* REQUIRED WORK *
Copy each line of the entries beneath that contains the word "Clone".

Records from a collection
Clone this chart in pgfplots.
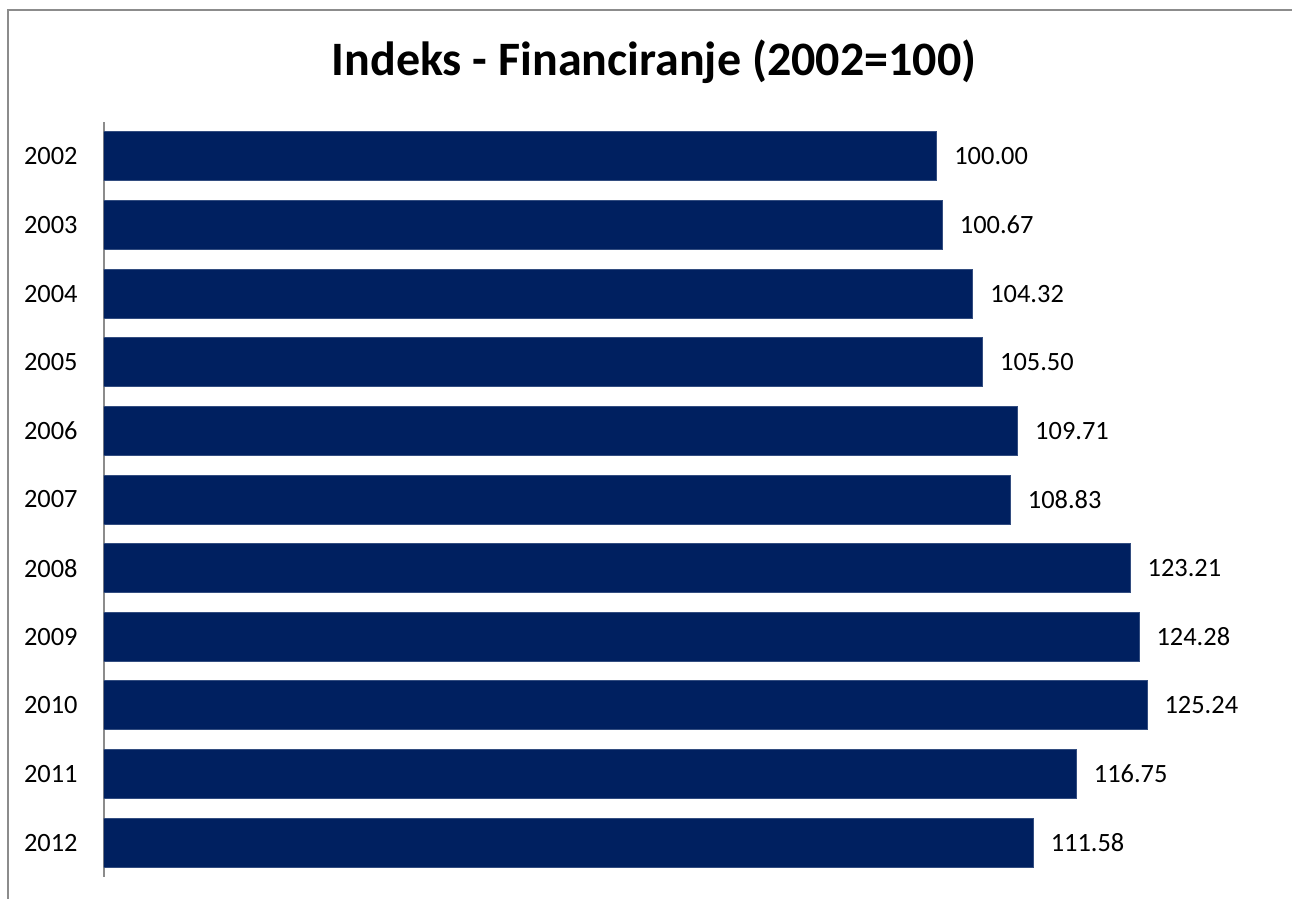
\documentclass[border=0pt]{standalone}
\usepackage{fontspec}
\setmainfont{Carlito}
\usepackage{pgfplots}
\pgfplotsset{compat=1.18}
\definecolor{barblue}{HTML}{002060}
\definecolor{framegray}{HTML}{8C8C8C}
\begin{document}
\begin{tikzpicture}
\path[use as bounding box] (0pt,0pt) rectangle (646pt,-449.5pt);
\draw[framegray, line width=1pt] (4pt,-449.5pt) -- (4pt,-5pt) -- (646pt,-5pt);
\node[font=\bfseries\fontsize{24}{28}\selectfont, anchor=base] at (327pt,-38pt) {Indeks - Financiranje (2002=100)};
\begin{axis}[
  at={(52pt,-61pt)}, anchor=north west,
  scale only axis,
  width=583pt, height=377.5pt,
  xbar, bar width=24.5pt,
  xmin=0, xmax=140,
  ymin=-0.5, ymax=10.5,
  y dir=reverse,
  axis x line=none,
  axis y line*=left,
  axis line style={framegray, line width=1pt},
  ytick={0,...,10},
  yticklabels={2002,2003,2004,2005,2006,2007,2008,2009,2010,2011,2012},
  major tick length=0pt,
  yticklabel style={font=\fontsize{13.2}{16}\selectfont, inner sep=0pt, xshift=-13pt},
  nodes near coords,
  nodes near coords align={horizontal},
  every node near coord/.append style={font=\fontsize{13.2}{16}\selectfont, black, inner sep=0pt, xshift=8.5pt, anchor=west},
  /pgf/number format/.cd, fixed, zerofill, precision=2, assume math mode=true,
]
\addplot[fill=barblue, draw=barblue!80!white, line width=0.5pt] coordinates {
(100.00,0) (100.67,1) (104.32,2) (105.50,3) (109.71,4) (108.83,5)
(123.21,6) (124.28,7) (125.24,8) (116.75,9) (111.58,10)};
\end{axis}
\end{tikzpicture}
\end{document}
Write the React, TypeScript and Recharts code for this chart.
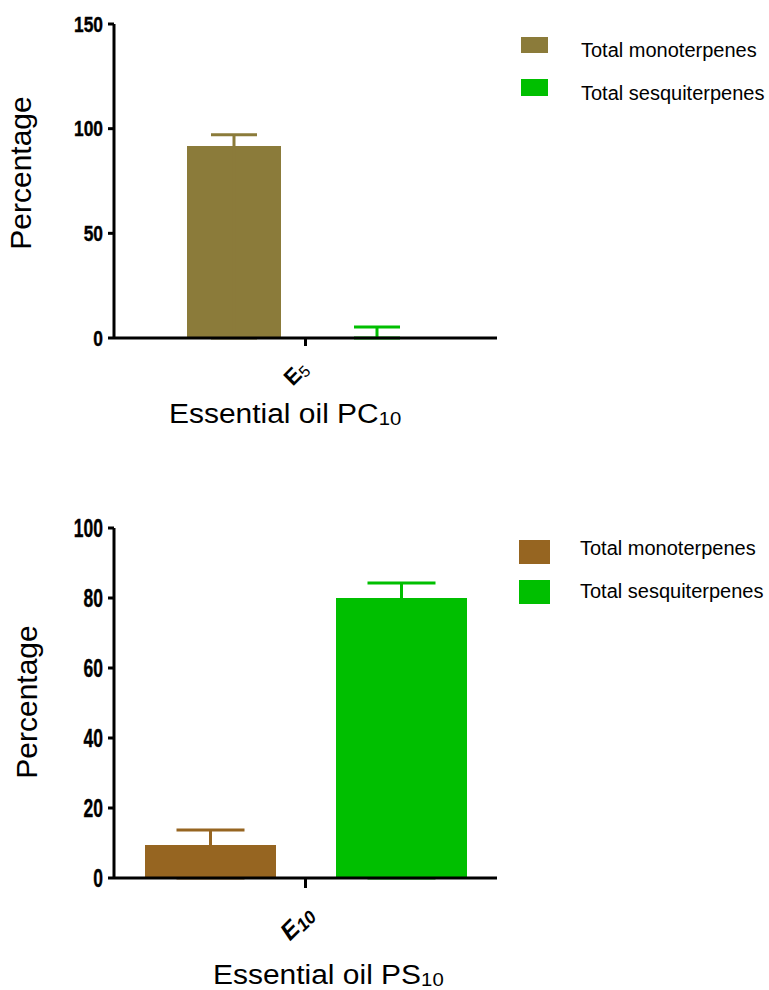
import React from "react";
import { BarChart, Bar, XAxis, YAxis, ErrorBar, Legend, Label } from "recharts";

// ---- Data: top chart (Essential oil PC10)
const pcCategories = ["E5"];
const pcMono = [91.7];
const pcMonoErr = [5.4];
const pcSesqui = [0.3];
const pcSesquiErr = [4.9];
const pcTicks = [0, 50, 100, 150];

// ---- Data: bottom chart (Essential oil PS10)
const psCategories = ["E10"];
const psMono = [9.4];
const psMonoErr = [4.3];
const psSesqui = [80.0];
const psSesquiErr = [4.3];
const psTicks = [0, 20, 40, 60, 80, 100];

const seriesNames = ["Total monoterpenes", "Total sesquiterpenes"];

// error bars are one-sided (upward); the lower whisker runs down to the baseline, hidden inside the bar
const pcData = pcCategories.map((c, i) => ({
  name: c,
  mono: pcMono[i],
  sesqui: pcSesqui[i],
  monoErr: [pcMono[i], pcMonoErr[i]],
  sesquiErr: [pcSesqui[i], pcSesquiErr[i]],
}));
const psData = psCategories.map((c, i) => ({
  name: c,
  mono: psMono[i],
  sesqui: psSesqui[i],
  monoErr: [psMono[i], psMonoErr[i]],
  sesquiErr: [psSesqui[i], psSesquiErr[i]],
}));

const OLIVE = "#8B7B3A";
const BROWN = "#966521";
const GREEN = "#00BF00";
const SANS = "'Liberation Sans', Arial, sans-serif";

const makeXTick = (italic: boolean, fontSize: number, subSize: number, dx: number, dy: number) => (props: any) => {
  const { x, y, payload } = props;
  const label: string = String(payload.value);
  const main = label.slice(0, 1);
  const sub = label.slice(1);
  return (
    <g transform={`translate(${x + dx},${y + dy})`}>
      <text
        transform="rotate(-45)"
        textAnchor="end"
        fontFamily={SANS}
        fontWeight="bold"
        fontStyle={italic ? "italic" : "normal"}
        fontSize={fontSize}
        fill="#000"
      >
        {main}
        <tspan fontSize={subSize} dy={3} fontWeight={italic ? "bold" : "normal"}>
          {sub}
        </tspan>
      </text>
    </g>
  );
};

const makeYTick = (fontSize: number, sx: number) => (props: any) => {
  const { x, y, payload } = props;
  return (
    <text
      transform={`translate(${x},${y}) scale(${sx},1)`}
      textAnchor="end"
      dy="0.355em"
      fontFamily={SANS}
      fontWeight="bold"
      fontSize={fontSize}
      fill="#000"
      stroke="#000"
      strokeWidth={0.4}
    >
      {payload.value}
    </text>
  );
};

const makeLegend = (rects: { y: number; h: number }[], texts: number[], rx: number, rw: number, tx: number) => (props: any) => {
  const payload = props.payload || [];
  return (
    <svg width={269} height={130} style={{ display: "block" }}>
      {payload.map((p: any, i: number) => (
        <g key={i}>
          <rect x={rx} y={rects[i].y} width={rw} height={rects[i].h} fill={p.color} />
          <text x={tx} y={texts[i]} fontFamily={SANS} fontSize={20} fill="#000">
            {p.value}
          </text>
        </g>
      ))}
    </svg>
  );
};

const yTitle = (cx: number, cy: number) => () => (
  <text
    x={cx}
    y={cy}
    transform={`rotate(-90, ${cx}, ${cy})`}
    textAnchor="middle"
    fontFamily={SANS}
    fontSize={30}
    fill="#000"
  >
    Percentage
  </text>
);

const xTitle = (x: number, y: number, main: string, sub: string) => () => (
  <text transform={`translate(${x},${y}) scale(1.07,1)`} fontFamily={SANS} fontSize={28} fill="#000">
    {main}
    <tspan fontSize={19} dy={2}>
      {sub}
    </tspan>
  </text>
);

const axisLine = { stroke: "#000", strokeWidth: 3 };

export default function App() {
  return (
    <div style={{ position: "absolute", left: 0, top: 0, width: 769, height: 990, background: "#fff" }}>
      <BarChart
        width={769}
        height={495}
        data={pcData}
        margin={{ top: 24, right: 272, left: 0, bottom: 0 }}
        barSize={94}
        barGap={49}
      >
        <Bar dataKey="mono" name={seriesNames[0]} fill={OLIVE} isAnimationActive={false}>
          <ErrorBar dataKey="monoErr" width={23} strokeWidth={3} stroke={OLIVE} direction="y" />
        </Bar>
        <Bar dataKey="sesqui" name={seriesNames[1]} fill={GREEN} isAnimationActive={false}>
          <ErrorBar dataKey="sesquiErr" width={23} strokeWidth={3} stroke={GREEN} direction="y" />
        </Bar>
        <XAxis
          dataKey="name"
          height={157}
          tickSize={8}
          tickMargin={0}
          axisLine={axisLine}
          tickLine={axisLine}
          tick={makeXTick(false, 22, 16, 4, 24)}
          interval={0}
        >
          <Label content={xTitle(169, 423, "Essential oil PC", "10")} />
        </XAxis>
        <YAxis
          width={114}
          domain={[0, 150]}
          ticks={pcTicks}
          tickSize={6}
          tickMargin={5}
          axisLine={axisLine}
          tickLine={axisLine}
          tick={makeYTick(22, 0.79)}
        >
          <Label content={yTitle(31, 173)} />
        </YAxis>
        <Legend
          layout="vertical"
          align="center"
          verticalAlign="middle"
          wrapperStyle={{ left: 500, top: 0, width: 269, height: 130 }}
          content={makeLegend([{ y: 37, h: 16 }, { y: 79, h: 17 }], [57, 100], 21, 27, 81)}
        />
      </BarChart>
      <BarChart
        width={769}
        height={495}
        data={psData}
        margin={{ top: 33, right: 272, left: 0, bottom: 0 }}
        barSize={131}
        barGap={60}
      >
        <Bar dataKey="mono" name={seriesNames[0]} fill={BROWN} isAnimationActive={false}>
          <ErrorBar dataKey="monoErr" width={34} strokeWidth={3} stroke={BROWN} direction="y" />
        </Bar>
        <Bar dataKey="sesqui" name={seriesNames[1]} fill={GREEN} isAnimationActive={false}>
          <ErrorBar dataKey="sesquiErr" width={34} strokeWidth={3} stroke={GREEN} direction="y" />
        </Bar>
        <XAxis
          dataKey="name"
          height={112}
          tickSize={10}
          tickMargin={0}
          axisLine={axisLine}
          tickLine={axisLine}
          tick={makeXTick(true, 24, 18, 10, 28)}
          interval={0}
        >
          <Label content={xTitle(213, 489, "Essential oil PS", "10")} />
        </XAxis>
        <YAxis
          width={114}
          domain={[0, 100]}
          ticks={psTicks}
          tickSize={6}
          tickMargin={5}
          axisLine={axisLine}
          tickLine={axisLine}
          tick={makeYTick(25, 0.7)}
        >
          <Label content={yTitle(37, 207)} />
        </YAxis>
        <Legend
          layout="vertical"
          align="center"
          verticalAlign="middle"
          wrapperStyle={{ left: 500, top: 0, width: 269, height: 130 }}
          content={makeLegend([{ y: 45, h: 24 }, { y: 85, h: 24 }], [60, 103], 19, 31, 80)}
        />
      </BarChart>
    </div>
  );
}
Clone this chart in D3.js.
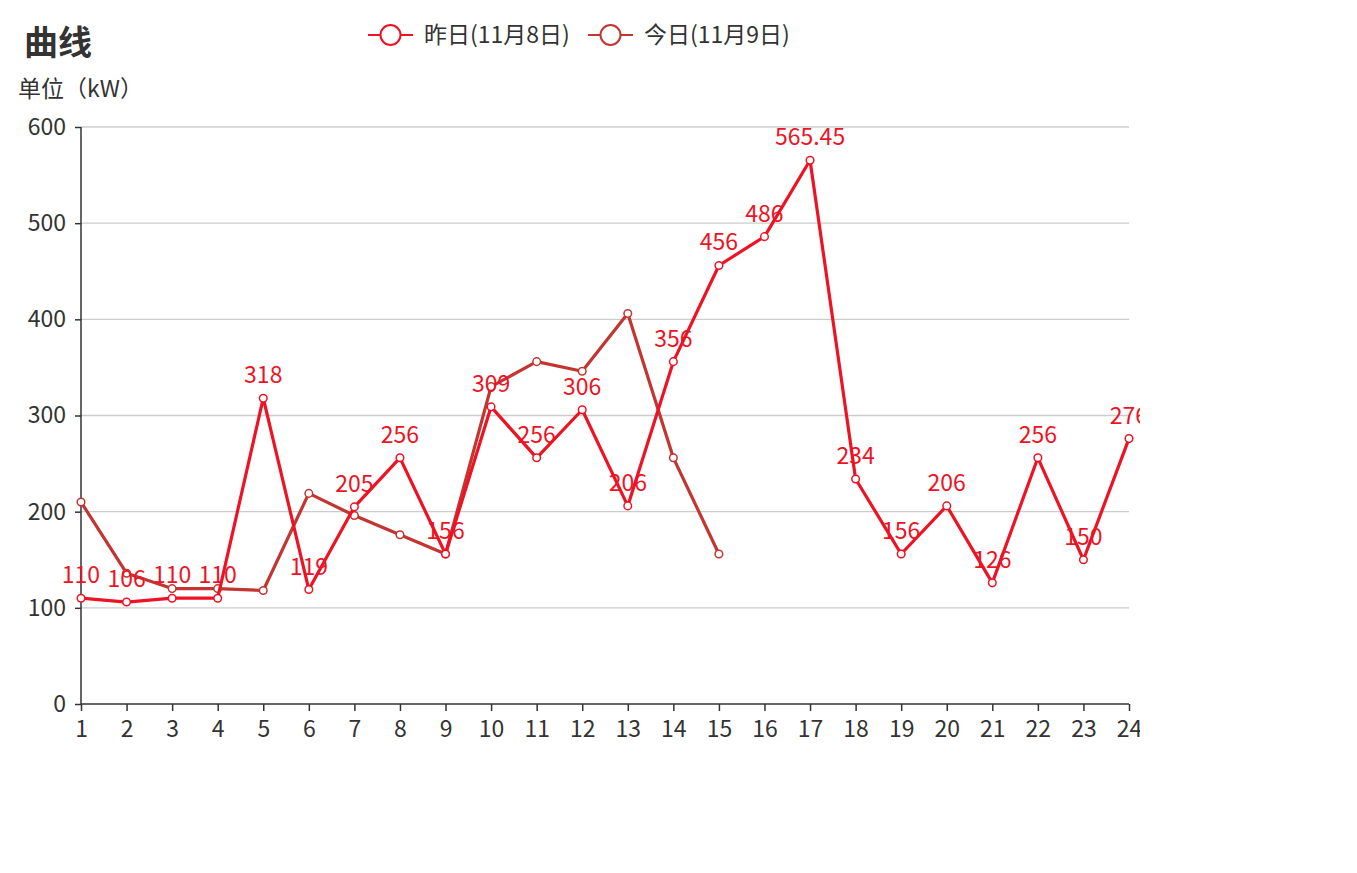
<!DOCTYPE html>
<html><head><meta charset="utf-8">
<script src="https://cdn.jsdelivr.net/npm/d3@7/dist/d3.min.js"></script>
<style>body{margin:0;background:#fff;}svg{display:block;font-family:"Noto Sans CJK SC","Noto Sans",sans-serif;}</style>
</head><body>
<svg id="c" width="1140" height="873"></svg>
<script>
const hours = d3.range(1, 25).map(String);
const yesterday = [110,106,110,110,318,119,205,256,156,309,256,306,206,356,456,486,565.45,234,156,206,126,256,150,276];
const today = [210,136,120,120,118,219,196,176,156,330,356,346,406,256,156];
const yTicks = [0,100,200,300,400,500,600];
const seriesNames = ["昨日(11月8日)", "今日(11月9日)"];
const colors = ["#ee1324", "#c23531"];

const svg = d3.select("#c");
const x = d3.scalePoint().domain(hours).range([81, 1129]);
const y = d3.scaleLinear().domain([0, 600]).range([704, 127]);

// grid
svg.append("g").selectAll("line").data(yTicks.slice(1)).join("line")
  .attr("x1", 81).attr("x2", 1129).attr("y1", d => y(d)).attr("y2", d => y(d))
  .attr("stroke", "#ccc").attr("stroke-width", 1.3);

// y axis
const ya = svg.append("g").attr("transform", "translate(81,0)")
  .call(d3.axisLeft(y).tickValues(yTicks).tickSize(6).tickPadding(9));
ya.selectAll("text").attr("font-size", 23).attr("fill", "#333").attr("font-family", "Noto Sans CJK SC");
ya.selectAll("line,path").attr("stroke", "#333").attr("stroke-width", 1.5);
ya.select(".domain").attr("d", "M0,704V127");

// x axis
const xa = svg.append("g").attr("transform", "translate(0,704)")
  .call(d3.axisBottom(x).tickSize(7).tickPadding(10));
xa.selectAll("text").attr("font-size", 23).attr("fill", "#333").attr("font-family", "Noto Sans CJK SC");
xa.selectAll("line,path").attr("stroke", "#333").attr("stroke-width", 1.5);
xa.select(".domain").attr("d", "M81,0H1129");

const line = d3.line().x((d, i) => x(hours[i])).y(d => y(d));

function drawSeries(data, color) {
  svg.append("path").datum(data).attr("d", line).attr("fill", "none")
    .attr("stroke", color).attr("stroke-width", 3.2).attr("stroke-linejoin", "round");
}
function drawMarkers(data, color) {
  svg.append("g").selectAll("circle").data(data).join("circle")
    .attr("cx", (d, i) => x(hours[i])).attr("cy", d => y(d)).attr("r", 3.8)
    .attr("fill", "#fff").attr("stroke", color).attr("stroke-width", 1.5);
}
drawSeries(today, colors[1]);
drawMarkers(today, colors[1]);
drawSeries(yesterday, colors[0]);
drawMarkers(yesterday, colors[0]);

svg.append("g").selectAll("text").data(yesterday).join("text")
  .attr("x", (d, i) => x(hours[i])).attr("y", d => y(d) - 15)
  .attr("text-anchor", "middle").attr("font-size", 23).attr("fill", colors[0])
  .text(d => d);

// title
svg.append("text").attr("x", 24).attr("y", 55).attr("font-size", 34).attr("font-weight", "bold")
  .attr("fill", "#333").text("曲线");
svg.append("text").attr("x", 18).attr("y", 97).attr("font-size", 23).attr("fill", "#333").text("单位（kW）");

// legend
const legX = [368, 588];
seriesNames.forEach((n, i) => {
  const g = svg.append("g").attr("transform", `translate(${legX[i]},35)`);
  g.append("line").attr("x1", 0).attr("x2", 45).attr("y1", 0).attr("y2", 0).attr("stroke", colors[i]).attr("stroke-width", 2);
  g.append("circle").attr("cx", 22.5).attr("cy", 0).attr("r", 10).attr("fill", "#fff").attr("stroke", colors[i]).attr("stroke-width", 2);
  g.append("text").attr("x", 56).attr("y", 8).attr("font-size", 23).attr("fill", "#333").text(n);
});
</script>
</body></html>
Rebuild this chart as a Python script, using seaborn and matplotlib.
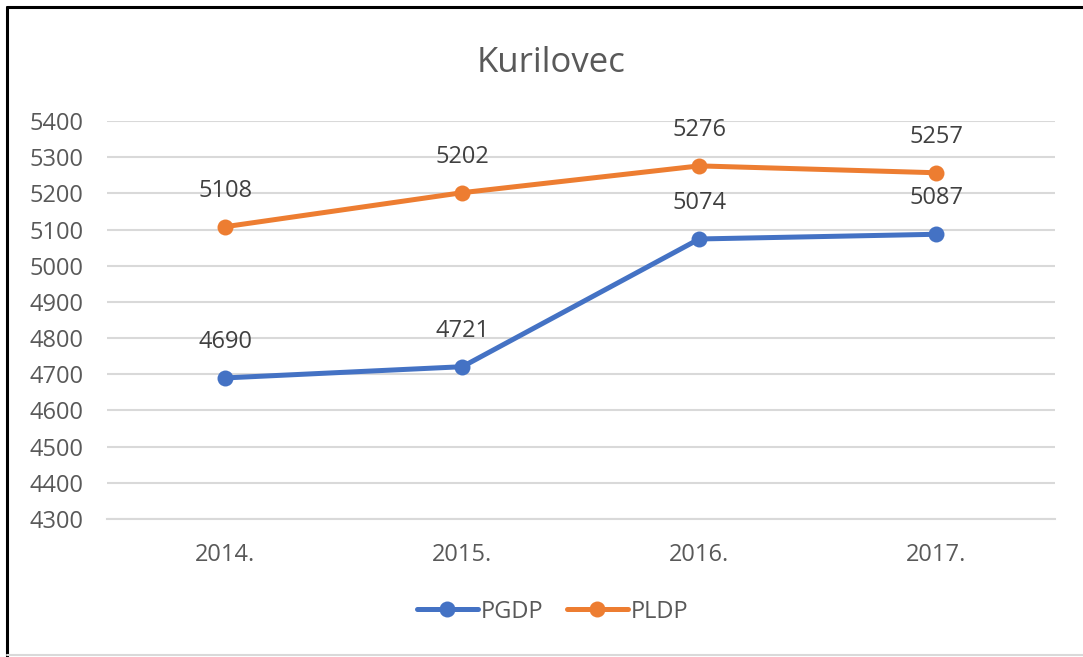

* OUTPUT OF THE EXERCISE *
Clone this chart in pgfplots.
Clone this chart in D3.js.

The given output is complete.